Thousands of children in war-torn Somalia are facing a risk of death or disability due to the outbreak of highly contagious measles.
Recent rates of infection are four times higher than the same time last year, and a vaccination campaign must be "urgently conducted to prevent thousands of avoidable deaths", the UN children's agency UNICEF and the World Health Organization (WHO) warned in a joint statement.
The outbreak comes amid renewed warnings impoverished Somalia risks sliding back into acute crisis less than three years since a devastating famine, amid poor rains, escalating conflict and aid funding shortfalls.
"Malnourished children here are more susceptible to disease, and are more likely to die or suffer life long disability such as blindness, deafness or brain damage as a result of contracting measles."
WHO head for Somalia, Ghulam Popal, said the outbreak was "extremely alarming", warning that 10 percent of children infected could die from complications.
Around half a million children have been vaccinated in recent months, but the UN says some five million in total need protection.
In some parts of Somalia -- notably southern and central regions including areas where African Union troops are battling Al-Qaeda linked Shebab insurgents -- immunisation rates are as low as 15 percent.

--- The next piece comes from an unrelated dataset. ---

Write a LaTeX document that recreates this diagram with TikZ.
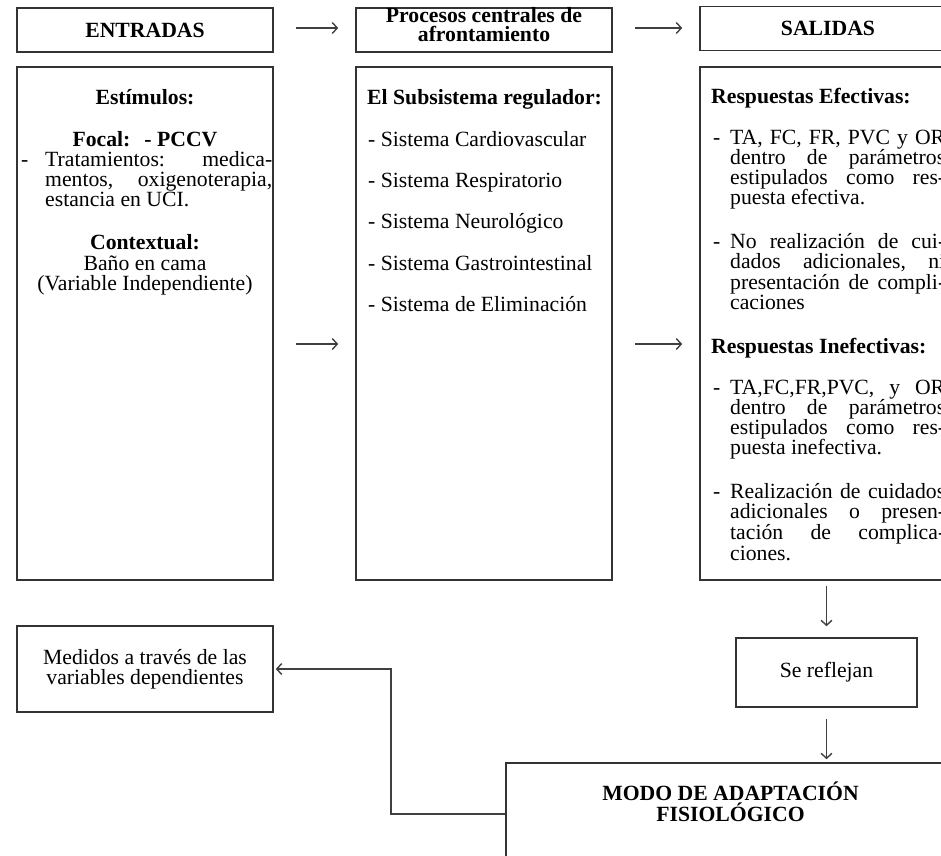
\documentclass[tikz,border=0pt]{standalone}
\usepackage{fontspec}
\setmainfont{Liberation Serif}
\usetikzlibrary{positioning,arrows.meta}
\newcommand{\txtsize}{\fontsize{21.7}{20.3}\selectfont}
\newcommand{\jl}[2][215pt]{\makebox[#1][s]{#2}}
\frenchspacing

\begin{document}
\begin{tikzpicture}[x=1pt,y=-1pt,font=\txtsize]
    \tikzstyle{box}=[rectangle,draw=black!80,line width=1.6pt,inner sep=0pt]
    \tikzstyle{ln}=[inner sep=0pt,anchor=base west]
    \tikzstyle{hd}=[inner sep=0pt,font=\txtsize\bfseries]
    \tikzstyle{arr}=[-{Straight Barb[length=5pt,width=11pt]},draw=black!75,line width=1.4pt]
    \useasboundingbox (0,0) rectangle (941,855);
    \clip (0,0) rectangle (941,855);

    % header row
    \node[box,minimum width=256pt,minimum height=44pt] (E-head) at (145,30) {\bfseries ENTRADAS};
    \node[box,minimum width=256pt,minimum height=44pt] (P-head) at (484,30) {};
    \node[hd,anchor=base] (P-t1) at (484,22) {Procesos centrales de};
    \node[hd,anchor=base] (P-t2) at (484,41) {afrontamiento};
    \node[box,minimum width=256pt,minimum height=44pt] (S-head) at (828,28.5) {\bfseries SALIDAS};

    % big boxes
    \foreach \n/\x in {E/145, P/484, S/828}
        \node[box,minimum width=256pt,minimum height=513pt] (\n-box) at (\x,323.5) {};

    \coordinate (r1) at (0,28);
    \coordinate (r2) at (0,344);
    \foreach \from/\to in {E/P,P/S}{
        \draw[arr,shorten <=22pt,shorten >=17pt] (\from-head.east |- r1) -- (\to-head.west |- r1);
        \draw[arr,shorten <=22pt,shorten >=17pt] (\from-box.east |- r2) -- (\to-box.west |- r2);
    }

    % entradas
    \node[hd,anchor=base] (E-est) at (145,104) {Estímulos:};
    \node[hd,anchor=base] (E-foc) at (145,146) {Focal:\hspace{14pt}- PCCV};
    \node[ln] (E-d1) at (21,166) {-};
    \foreach \yy/\txt in {166/{\jl[227pt]{Tratamientos: medica-}},
                          186/{\jl[227pt]{mentos, oxigenoterapia,}},
                          206/{estancia en UCI.}}
        \node[ln] (E-\yy) at (45,\yy) {\txt};
    \node[hd,anchor=base] (E-ctx) at (145,249) {Contextual:};
    \node[inner sep=0pt,anchor=base] (E-b1) at (145,270) {Baño en cama};
    \node[inner sep=0pt,anchor=base] (E-b2) at (145,290) {(Variable Independiente)};

    % procesos
    \node[hd,anchor=base west] (P-reg) at (367,104) {El Subsistema regulador:};
    \foreach \i/\yy/\txt in {1/146/Cardiovascular, 2/187/Respiratorio, 3/228/Neurológico,
                             4/270/Gastrointestinal, 5/311/de Eliminación}
        \node[ln] (P-s\i) at (368,\yy) {- Sistema \txt};

    % salidas
    \node[hd,anchor=base west] (S-ef) at (711,103) {Respuestas Efectivas:};
    \node[hd,anchor=base west] (S-inef) at (711,353) {Respuestas Inefectivas:};
    \foreach \yy in {144,248,394,498}
        \node[ln] (S-d\yy) at (713,\yy) {-};
    \foreach \yy/\txt in {144/{\jl{TA, FC, FR, PVC y OR}},
                          164/{\jl{dentro de parámetros}},
                          184/{\jl{estipulados como res-}},
                          204/{puesta efectiva.},
                          248/{\jl{No realización de cui-}},
                          268/{\jl{dados adicionales, ni}},
                          289/{\jl{presentación de compli-}},
                          309/{caciones},
                          394/{\jl{TA,FC,FR,PVC, y OR}},
                          414/{\jl{dentro de parámetros}},
                          434/{\jl{estipulados como res-}},
                          454/{puesta inefectiva.},
                          498/{\jl{Realización de cuidados}},
                          518/{\jl{adicionales o presen-}},
                          539/{\jl{tación de complica-}},
                          560/{ciones.}}
        \node[ln] (S-\yy) at (730,\yy) {\txt};

    % bottom part
    \node[box,minimum width=181pt,minimum height=69pt] (refl) at (826.5,672.5) {Se reflejan};
    \node[box,minimum width=449pt,minimum height=102pt] (modo) at (730.5,814) {};
    \node[hd,anchor=base] (modo-t1) at (730.5,800) {MODO DE ADAPTACIÓN};
    \node[hd,anchor=base] (modo-t2) at (730.5,821) {FISIOLÓGICO};
    \node[box,minimum width=256pt,minimum height=86pt,align=center] (med) at (145,669)
        {Medidos a través de las\\variables dependientes};

    \draw[arr,shorten <=5pt,shorten >=11pt] (S-box.south -| refl) -- (refl);
    \draw[arr,shorten <=11pt,shorten >=3pt] (refl) -- (refl |- modo.north);
    \coordinate (bend) at (391,669);
    \draw[arr,shorten >=2pt] (modo.west) -| (bend) -- (med.east);
\end{tikzpicture}
\end{document}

Less than a third of children aged under a year were vaccinated countrywide in 2013.
Somalia was the hardest hit by extreme drought in 2011 that affected over 13 million people across the Horn of Africa, with famine zones declared in large parts of the war-ravaged south.
One in five children dies before their fifth birthday with measles one of the main causes, according to the UN.
The measles campaign would cost some nine million dollars (6.6 million euros), but aid agencies are already struggling to raise the funds needed for other emergencies in the country.